State mandates do not equate to certainty for the U.S. offshore wind industry, which has seen some setbacks over the past year. The $2.6 billion, 800 MW Vineyard Wind project has seen its 2022 target date to become the first large-scale U.S. offshore wind project pushed back by a series of delays in BOEM’s permitting process.

Blue said that Dominion was “keeping an eye on those Northeast projects obviously, and learning from them as they move through permitting.” But he added that the utility’s experience with getting it 12 MW project through the federal permitting process makes it “comfortable with our schedule” to complete it by 2026. 

Vineyard Wind has also faced concerns from fishing and shipping industry groups over the potential navigation hazard its wind farm might create off the Massachusetts coast, leading it to consider providing more spacing between its turbines.
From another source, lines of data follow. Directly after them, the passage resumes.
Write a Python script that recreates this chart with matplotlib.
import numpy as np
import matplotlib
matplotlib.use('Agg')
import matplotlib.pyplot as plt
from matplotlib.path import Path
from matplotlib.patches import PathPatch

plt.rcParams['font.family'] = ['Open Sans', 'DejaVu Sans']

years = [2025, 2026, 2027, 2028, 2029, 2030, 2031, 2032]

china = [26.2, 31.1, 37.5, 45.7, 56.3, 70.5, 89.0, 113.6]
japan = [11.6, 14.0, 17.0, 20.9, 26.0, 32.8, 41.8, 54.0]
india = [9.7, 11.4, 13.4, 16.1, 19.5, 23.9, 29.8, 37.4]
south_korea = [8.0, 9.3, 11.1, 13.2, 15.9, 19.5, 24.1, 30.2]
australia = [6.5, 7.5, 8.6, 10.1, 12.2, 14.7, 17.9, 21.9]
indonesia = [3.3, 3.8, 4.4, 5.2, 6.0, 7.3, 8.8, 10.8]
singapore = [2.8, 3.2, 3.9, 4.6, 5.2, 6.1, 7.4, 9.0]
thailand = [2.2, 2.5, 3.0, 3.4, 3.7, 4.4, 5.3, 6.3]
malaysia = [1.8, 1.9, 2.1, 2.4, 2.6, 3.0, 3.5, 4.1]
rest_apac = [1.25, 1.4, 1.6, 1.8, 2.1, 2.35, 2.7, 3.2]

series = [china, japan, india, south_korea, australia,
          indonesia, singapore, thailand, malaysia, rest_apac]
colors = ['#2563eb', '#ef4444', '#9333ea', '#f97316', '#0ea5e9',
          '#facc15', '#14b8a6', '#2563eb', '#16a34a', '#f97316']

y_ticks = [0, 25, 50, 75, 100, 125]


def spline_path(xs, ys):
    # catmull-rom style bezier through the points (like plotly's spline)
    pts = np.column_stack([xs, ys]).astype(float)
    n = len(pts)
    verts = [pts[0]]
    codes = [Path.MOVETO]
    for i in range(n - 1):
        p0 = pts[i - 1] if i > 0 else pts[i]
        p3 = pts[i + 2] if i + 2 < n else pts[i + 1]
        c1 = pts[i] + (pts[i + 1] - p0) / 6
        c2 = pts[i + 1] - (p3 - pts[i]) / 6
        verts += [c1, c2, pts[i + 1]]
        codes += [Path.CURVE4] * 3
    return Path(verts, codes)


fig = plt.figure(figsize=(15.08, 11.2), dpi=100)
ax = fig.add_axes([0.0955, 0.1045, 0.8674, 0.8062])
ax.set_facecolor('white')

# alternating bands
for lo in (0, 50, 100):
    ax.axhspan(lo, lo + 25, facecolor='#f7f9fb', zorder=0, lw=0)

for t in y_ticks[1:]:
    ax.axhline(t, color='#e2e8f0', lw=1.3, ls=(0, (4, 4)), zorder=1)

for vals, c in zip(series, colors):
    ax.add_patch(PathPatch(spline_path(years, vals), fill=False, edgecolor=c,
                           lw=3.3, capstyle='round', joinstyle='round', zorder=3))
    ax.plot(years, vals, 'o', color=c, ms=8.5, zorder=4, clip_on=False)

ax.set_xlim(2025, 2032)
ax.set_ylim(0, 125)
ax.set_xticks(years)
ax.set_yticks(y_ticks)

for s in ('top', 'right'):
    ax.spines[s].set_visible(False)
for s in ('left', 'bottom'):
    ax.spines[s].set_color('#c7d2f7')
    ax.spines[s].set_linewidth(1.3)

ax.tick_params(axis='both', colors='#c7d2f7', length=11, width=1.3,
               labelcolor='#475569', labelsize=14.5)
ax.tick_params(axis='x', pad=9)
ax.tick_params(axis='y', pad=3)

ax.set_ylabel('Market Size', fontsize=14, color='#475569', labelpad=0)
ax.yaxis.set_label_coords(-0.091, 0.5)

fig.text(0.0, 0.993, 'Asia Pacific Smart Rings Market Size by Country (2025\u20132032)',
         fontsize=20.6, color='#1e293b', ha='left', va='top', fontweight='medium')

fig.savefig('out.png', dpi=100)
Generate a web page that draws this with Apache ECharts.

Dominion’s ocean site doesn’t face the same issues, Blue said, but “we’ll make sure we work with Coast Guard, other interested parties” to ensure they don’t arise.  

A unique, utility-owned offshore wind project 

Dominion’s project differs from the others along the East Coast in that it’s building it itself, rather than contracting the project’s power generation from an independent developer. Dominion bought the ocean tract in the country’s second-ever competitive lease auction in 2013 for a mere $1.6 million. Since then, the price of bids for BOEM auctions has skyrocketed, from $247 per square-kilometer in 2015 to more than $250,000 per square-kilometer in 2018. 

This ownership model also makes Dominion the offtaker of its own power, compared to the state-led solicitations and offtake agreement negotiations in other states, although other East Coast utilities like New Jersey’s PSEG and New England’s Eversource are investing in projects. 

This also gives Dominion a potential advantage in offshore transmission planning, compared to the complex challenges of allocating transmission costs among multiple projects that are growing in scale over time, according to the Business Network for Offshore Wind, a nonprofit group advising the U.S. offshore wind industry. 

“This all-in-one centralized approach enables Dominion Energy (and Virginia more broadly) to be first movers in deploying planned transmission assets” along the East Coast, the group noted in a report released last month. It also puts it in the position to “strongly consider the benefits of constructing a planned expandable OSW transmission system that can accommodate Virginia’s entire 5.2 GW goal.”